# Work to do:
Write out the whole listing, matching it exactly.

# Collected data:

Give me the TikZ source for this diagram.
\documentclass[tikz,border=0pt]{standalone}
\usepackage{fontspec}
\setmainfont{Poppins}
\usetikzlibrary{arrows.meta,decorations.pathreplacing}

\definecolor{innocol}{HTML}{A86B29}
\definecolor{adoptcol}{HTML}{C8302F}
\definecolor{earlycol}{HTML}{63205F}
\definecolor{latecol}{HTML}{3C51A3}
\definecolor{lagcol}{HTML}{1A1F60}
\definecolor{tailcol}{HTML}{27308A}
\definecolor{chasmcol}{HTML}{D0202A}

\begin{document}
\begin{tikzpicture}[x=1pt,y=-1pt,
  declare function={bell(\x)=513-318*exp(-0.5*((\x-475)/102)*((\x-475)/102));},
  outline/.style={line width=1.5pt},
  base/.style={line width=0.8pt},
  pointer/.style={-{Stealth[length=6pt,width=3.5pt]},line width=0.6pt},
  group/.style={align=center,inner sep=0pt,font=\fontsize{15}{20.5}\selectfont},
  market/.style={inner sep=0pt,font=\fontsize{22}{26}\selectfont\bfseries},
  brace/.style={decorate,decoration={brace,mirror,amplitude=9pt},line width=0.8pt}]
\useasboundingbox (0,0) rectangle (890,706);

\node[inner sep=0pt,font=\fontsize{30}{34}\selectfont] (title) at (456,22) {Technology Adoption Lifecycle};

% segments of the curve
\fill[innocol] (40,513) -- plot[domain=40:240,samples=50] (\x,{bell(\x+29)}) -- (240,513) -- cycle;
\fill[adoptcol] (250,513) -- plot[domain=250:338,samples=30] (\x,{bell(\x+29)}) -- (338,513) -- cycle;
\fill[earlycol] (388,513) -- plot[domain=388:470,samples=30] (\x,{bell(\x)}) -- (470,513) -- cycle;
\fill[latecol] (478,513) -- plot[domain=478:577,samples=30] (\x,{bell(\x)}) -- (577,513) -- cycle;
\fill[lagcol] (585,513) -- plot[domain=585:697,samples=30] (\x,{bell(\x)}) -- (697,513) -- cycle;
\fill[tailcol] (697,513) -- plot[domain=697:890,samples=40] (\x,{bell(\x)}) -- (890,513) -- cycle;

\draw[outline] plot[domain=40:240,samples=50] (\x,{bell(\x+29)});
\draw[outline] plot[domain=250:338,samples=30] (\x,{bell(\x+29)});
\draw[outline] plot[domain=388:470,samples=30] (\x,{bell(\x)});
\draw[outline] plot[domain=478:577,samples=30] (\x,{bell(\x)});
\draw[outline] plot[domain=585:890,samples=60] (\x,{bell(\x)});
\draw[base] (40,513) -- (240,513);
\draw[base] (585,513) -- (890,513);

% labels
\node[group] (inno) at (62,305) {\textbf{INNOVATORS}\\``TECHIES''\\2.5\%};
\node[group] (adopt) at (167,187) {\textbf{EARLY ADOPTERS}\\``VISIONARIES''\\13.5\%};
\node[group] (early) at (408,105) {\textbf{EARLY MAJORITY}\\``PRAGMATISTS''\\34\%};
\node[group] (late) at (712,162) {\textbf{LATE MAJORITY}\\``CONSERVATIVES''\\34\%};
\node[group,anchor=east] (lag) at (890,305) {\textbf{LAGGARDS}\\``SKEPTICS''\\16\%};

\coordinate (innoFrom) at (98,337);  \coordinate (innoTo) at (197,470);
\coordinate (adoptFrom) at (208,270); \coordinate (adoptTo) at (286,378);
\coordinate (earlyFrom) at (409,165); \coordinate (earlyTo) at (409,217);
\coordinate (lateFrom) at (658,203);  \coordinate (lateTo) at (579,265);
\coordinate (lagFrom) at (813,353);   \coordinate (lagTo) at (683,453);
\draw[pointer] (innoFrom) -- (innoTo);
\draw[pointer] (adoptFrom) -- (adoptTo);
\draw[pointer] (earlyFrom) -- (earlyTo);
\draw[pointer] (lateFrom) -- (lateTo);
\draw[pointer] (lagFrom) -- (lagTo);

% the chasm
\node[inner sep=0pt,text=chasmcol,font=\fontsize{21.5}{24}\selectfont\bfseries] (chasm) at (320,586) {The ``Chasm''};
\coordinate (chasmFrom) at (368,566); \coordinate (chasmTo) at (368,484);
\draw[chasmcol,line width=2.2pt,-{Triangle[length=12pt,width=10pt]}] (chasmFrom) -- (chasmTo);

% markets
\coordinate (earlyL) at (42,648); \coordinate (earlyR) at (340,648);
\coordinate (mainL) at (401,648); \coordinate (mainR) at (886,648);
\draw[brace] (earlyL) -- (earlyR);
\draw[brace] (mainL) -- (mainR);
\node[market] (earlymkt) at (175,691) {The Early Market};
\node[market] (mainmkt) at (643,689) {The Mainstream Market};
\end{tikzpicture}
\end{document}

# The reply:
Give me the TikZ source for this diagram.
\documentclass[tikz,border=0pt]{standalone}
\usepackage{fontspec}
\setmainfont{Poppins}
\usetikzlibrary{arrows.meta,decorations.pathreplacing}

\definecolor{innocol}{HTML}{A86B29}
\definecolor{adoptcol}{HTML}{C8302F}
\definecolor{earlycol}{HTML}{63205F}
\definecolor{latecol}{HTML}{3C51A3}
\definecolor{lagcol}{HTML}{1A1F60}
\definecolor{tailcol}{HTML}{27308A}
\definecolor{chasmcol}{HTML}{D0202A}

\begin{document}
\begin{tikzpicture}[x=1pt,y=-1pt,
  declare function={bell(\x)=513-318*exp(-0.5*((\x-475)/102)*((\x-475)/102));},
  outline/.style={line width=1.5pt},
  base/.style={line width=0.8pt},
  pointer/.style={-{Stealth[length=6pt,width=3.5pt]},line width=0.6pt},
  group/.style={align=center,inner sep=0pt,font=\fontsize{15}{20.5}\selectfont},
  market/.style={inner sep=0pt,font=\fontsize{22}{26}\selectfont\bfseries},
  brace/.style={decorate,decoration={brace,mirror,amplitude=9pt},line width=0.8pt}]
\useasboundingbox (0,0) rectangle (890,706);

\node[inner sep=0pt,font=\fontsize{30}{34}\selectfont] (title) at (456,22) {Technology Adoption Lifecycle};

% segments of the curve
\fill[innocol] (40,513) -- plot[domain=40:240,samples=50] (\x,{bell(\x+29)}) -- (240,513) -- cycle;
\fill[adoptcol] (250,513) -- plot[domain=250:338,samples=30] (\x,{bell(\x+29)}) -- (338,513) -- cycle;
\fill[earlycol] (388,513) -- plot[domain=388:470,samples=30] (\x,{bell(\x)}) -- (470,513) -- cycle;
\fill[latecol] (478,513) -- plot[domain=478:577,samples=30] (\x,{bell(\x)}) -- (577,513) -- cycle;
\fill[lagcol] (585,513) -- plot[domain=585:697,samples=30] (\x,{bell(\x)}) -- (697,513) -- cycle;
\fill[tailcol] (697,513) -- plot[domain=697:890,samples=40] (\x,{bell(\x)}) -- (890,513) -- cycle;

\draw[outline] plot[domain=40:240,samples=50] (\x,{bell(\x+29)});
\draw[outline] plot[domain=250:338,samples=30] (\x,{bell(\x+29)});
\draw[outline] plot[domain=388:470,samples=30] (\x,{bell(\x)});
\draw[outline] plot[domain=478:577,samples=30] (\x,{bell(\x)});
\draw[outline] plot[domain=585:890,samples=60] (\x,{bell(\x)});
\draw[base] (40,513) -- (240,513);
\draw[base] (585,513) -- (890,513);

% labels
\node[group] (inno) at (62,305) {\textbf{INNOVATORS}\\``TECHIES''\\2.5\%};
\node[group] (adopt) at (167,187) {\textbf{EARLY ADOPTERS}\\``VISIONARIES''\\13.5\%};
\node[group] (early) at (408,105) {\textbf{EARLY MAJORITY}\\``PRAGMATISTS''\\34\%};
\node[group] (late) at (712,162) {\textbf{LATE MAJORITY}\\``CONSERVATIVES''\\34\%};
\node[group,anchor=east] (lag) at (890,305) {\textbf{LAGGARDS}\\``SKEPTICS''\\16\%};

\coordinate (innoFrom) at (98,337);  \coordinate (innoTo) at (197,470);
\coordinate (adoptFrom) at (208,270); \coordinate (adoptTo) at (286,378);
\coordinate (earlyFrom) at (409,165); \coordinate (earlyTo) at (409,217);
\coordinate (lateFrom) at (658,203);  \coordinate (lateTo) at (579,265);
\coordinate (lagFrom) at (813,353);   \coordinate (lagTo) at (683,453);
\draw[pointer] (innoFrom) -- (innoTo);
\draw[pointer] (adoptFrom) -- (adoptTo);
\draw[pointer] (earlyFrom) -- (earlyTo);
\draw[pointer] (lateFrom) -- (lateTo);
\draw[pointer] (lagFrom) -- (lagTo);

% the chasm
\node[inner sep=0pt,text=chasmcol,font=\fontsize{21.5}{24}\selectfont\bfseries] (chasm) at (320,586) {The ``Chasm''};
\coordinate (chasmFrom) at (368,566); \coordinate (chasmTo) at (368,484);
\draw[chasmcol,line width=2.2pt,-{Triangle[length=12pt,width=10pt]}] (chasmFrom) -- (chasmTo);

% markets
\coordinate (earlyL) at (42,648); \coordinate (earlyR) at (340,648);
\coordinate (mainL) at (401,648); \coordinate (mainR) at (886,648);
\draw[brace] (earlyL) -- (earlyR);
\draw[brace] (mainL) -- (mainR);
\node[market] (earlymkt) at (175,691) {The Early Market};
\node[market] (mainmkt) at (643,689) {The Mainstream Market};
\end{tikzpicture}
\end{document}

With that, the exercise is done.